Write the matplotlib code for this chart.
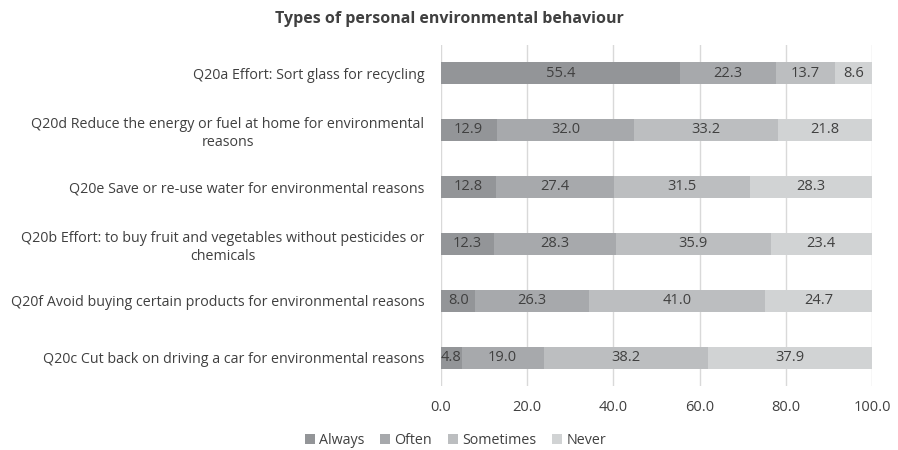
import matplotlib
matplotlib.use("Agg")
from matplotlib import pyplot as plt
import numpy as np

categories = [
    "Q20a Effort: Sort glass for recycling",
    "Q20d Reduce the energy or fuel at home for environmental\nreasons",
    "Q20e Save or re-use water for environmental reasons",
    "Q20b Effort: to buy fruit and vegetables without pesticides or\nchemicals",
    "Q20f Avoid buying certain products for environmental reasons",
    "Q20c Cut back on driving a car for environmental reasons",
]
series_names = ["Always", "Often", "Sometimes", "Never"]
always = [55.4, 12.9, 12.8, 12.3, 8.0, 4.8]
often = [22.3, 32.0, 27.4, 28.3, 26.3, 19.0]
sometimes = [13.7, 33.2, 31.5, 35.9, 41.0, 38.2]
never = [8.6, 21.8, 28.3, 23.4, 24.7, 37.9]
xticks = [0, 20, 40, 60, 80, 100]

colors = ["#939598", "#a7a9ac", "#bcbec0", "#d1d3d4"]
text_col = "#404040"

plt.rcParams["font.family"] = ["Open Sans", "DejaVu Sans"]

fig = plt.figure(figsize=(8.98, 4.5), dpi=100)
ax = fig.add_axes([0.491, 0.142, 0.48, 0.759])

y = np.arange(len(categories))
left = np.zeros(len(categories))
for name, vals, c in zip(series_names, [always, often, sometimes, never], colors):
    bars = ax.barh(y, vals, left=left, height=0.39, color=c, label=name, zorder=3)
    for b, v in zip(bars, vals):
        ax.text(b.get_x() + b.get_width() / 2, b.get_y() + b.get_height() / 2,
                f"{v:.1f}", ha="center", va="center", fontsize=10.5, color=text_col, zorder=4)
    left += np.array(vals)

ax.set_ylim(len(categories) - 0.5, -0.5)
ax.set_xlim(0, 100)
ax.set_yticks(y)
ax.set_yticklabels(categories, fontsize=10.3, color=text_col, multialignment="center",
                   linespacing=1.3)
ax.set_xticks(xticks)
ax.set_xticklabels([f"{t:.1f}" for t in xticks], fontsize=10.5, color=text_col)
ax.tick_params(axis="both", length=0)
ax.tick_params(axis="y", pad=12)
ax.tick_params(axis="x", pad=10)
ax.grid(axis="x", color="#d9d9d9", linewidth=1, zorder=0)
for s in ax.spines.values():
    s.set_visible(False)

fig.text(0.5, 0.958, "Types of personal environmental behaviour", ha="center", va="center",
         fontsize=11.5, fontweight="bold", color=text_col)

fig.legend(loc="center", bbox_to_anchor=(0.507, 0.022), ncol=4, frameon=False,
           fontsize=10.3, handlelength=0.7, handleheight=0.7, handletextpad=0.3,
           columnspacing=1.1, labelcolor=text_col)

fig.savefig("out.png", dpi=100)
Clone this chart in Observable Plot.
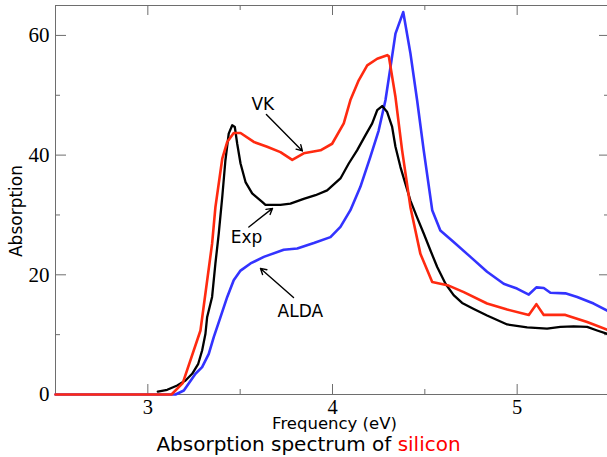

■ ■ ■ ■ ■

— Request —
Repeat the entries exactly and keep the pictures out of the copy.

— Exercise answer —
Write the matplotlib code for this chart.
import matplotlib
matplotlib.use("Agg")
from matplotlib import pyplot as plt
import numpy as np

categories = [
    "Q20a Effort: Sort glass for recycling",
    "Q20d Reduce the energy or fuel at home for environmental\nreasons",
    "Q20e Save or re-use water for environmental reasons",
    "Q20b Effort: to buy fruit and vegetables without pesticides or\nchemicals",
    "Q20f Avoid buying certain products for environmental reasons",
    "Q20c Cut back on driving a car for environmental reasons",
]
series_names = ["Always", "Often", "Sometimes", "Never"]
always = [55.4, 12.9, 12.8, 12.3, 8.0, 4.8]
often = [22.3, 32.0, 27.4, 28.3, 26.3, 19.0]
sometimes = [13.7, 33.2, 31.5, 35.9, 41.0, 38.2]
never = [8.6, 21.8, 28.3, 23.4, 24.7, 37.9]
xticks = [0, 20, 40, 60, 80, 100]

colors = ["#939598", "#a7a9ac", "#bcbec0", "#d1d3d4"]
text_col = "#404040"

plt.rcParams["font.family"] = ["Open Sans", "DejaVu Sans"]

fig = plt.figure(figsize=(8.98, 4.5), dpi=100)
ax = fig.add_axes([0.491, 0.142, 0.48, 0.759])

y = np.arange(len(categories))
left = np.zeros(len(categories))
for name, vals, c in zip(series_names, [always, often, sometimes, never], colors):
    bars = ax.barh(y, vals, left=left, height=0.39, color=c, label=name, zorder=3)
    for b, v in zip(bars, vals):
        ax.text(b.get_x() + b.get_width() / 2, b.get_y() + b.get_height() / 2,
                f"{v:.1f}", ha="center", va="center", fontsize=10.5, color=text_col, zorder=4)
    left += np.array(vals)

ax.set_ylim(len(categories) - 0.5, -0.5)
ax.set_xlim(0, 100)
ax.set_yticks(y)
ax.set_yticklabels(categories, fontsize=10.3, color=text_col, multialignment="center",
                   linespacing=1.3)
ax.set_xticks(xticks)
ax.set_xticklabels([f"{t:.1f}" for t in xticks], fontsize=10.5, color=text_col)
ax.tick_params(axis="both", length=0)
ax.tick_params(axis="y", pad=12)
ax.tick_params(axis="x", pad=10)
ax.grid(axis="x", color="#d9d9d9", linewidth=1, zorder=0)
for s in ax.spines.values():
    s.set_visible(False)

fig.text(0.5, 0.958, "Types of personal environmental behaviour", ha="center", va="center",
         fontsize=11.5, fontweight="bold", color=text_col)

fig.legend(loc="center", bbox_to_anchor=(0.507, 0.022), ncol=4, frameon=False,
           fontsize=10.3, handlelength=0.7, handleheight=0.7, handletextpad=0.3,
           columnspacing=1.1, labelcolor=text_col)

fig.savefig("out.png", dpi=100)
Clone this chart in Observable Plot.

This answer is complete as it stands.